One thing you can’t say about Catherine Bohart is that her material is trite; she’s the bisexual daughter of an Irish Catholic deacon who’s been hospitalised with OCD. You’ll probably only meet a handful in your life. Her show Immaculate can be seen every day at the Pleasance Courtyard at 16.15.
Bohart takes us through each of these labels and explores the intersections between them. There are plenty of laughs to be found in the unique experience of being diagnosed as something many people don’t believe exists and coming out as something many people don’t believe exists.
Another big part of the show is the relationship with her parents, especially with her father, and his struggle to come to terms with her sexuality. Bohart is a gifted storyteller, and we are told how her father went from being raised in a convent where no Christmas presents are allowed to becoming an ally for gay marriage in the most recent referendum, and how this reflects the hastily evolving socio-political landscape of Ireland.

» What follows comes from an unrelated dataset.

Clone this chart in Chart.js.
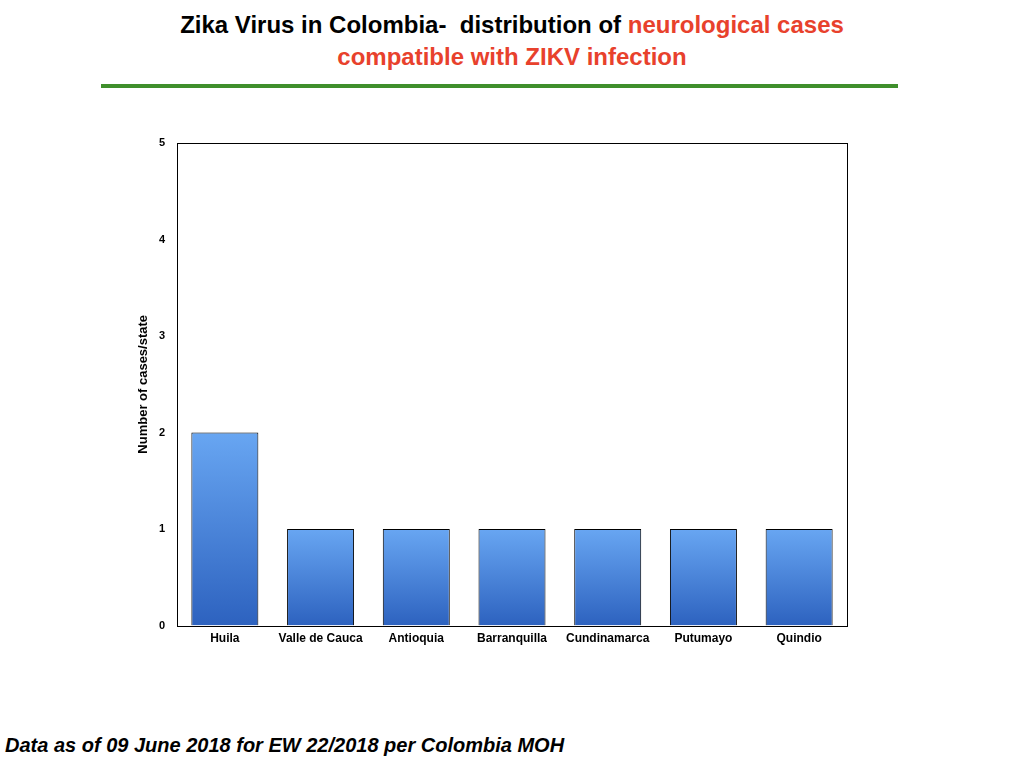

These are not light topics, but Bohart is a charming and self-effacing host, providing us with an honest and unflinching look at her life that is buoyant without being trivialising. Apart from some slightly shaky crowd-work, there is no hint of this being a debut show. The material is very polished (I could make an OCD joke here but I won’t) and confidently delivered.
The material concerning the relationship with her father, whom she thinks the world of and describes as her best friend, provides Immaculate’s strong emotional core. She doesn’t see eye to eye with him on everything – you can add ‘atheist’ to that list of labels as well – but she deeply respects him as a father regardless. The show’s theme of the strength and importance of family is genuinely moving.
The jokes are consistent and there are enough big laughs to keep anyone who is just there for some gags to be entertained. Immaculate is a solid hour of comedy from a promising comedian.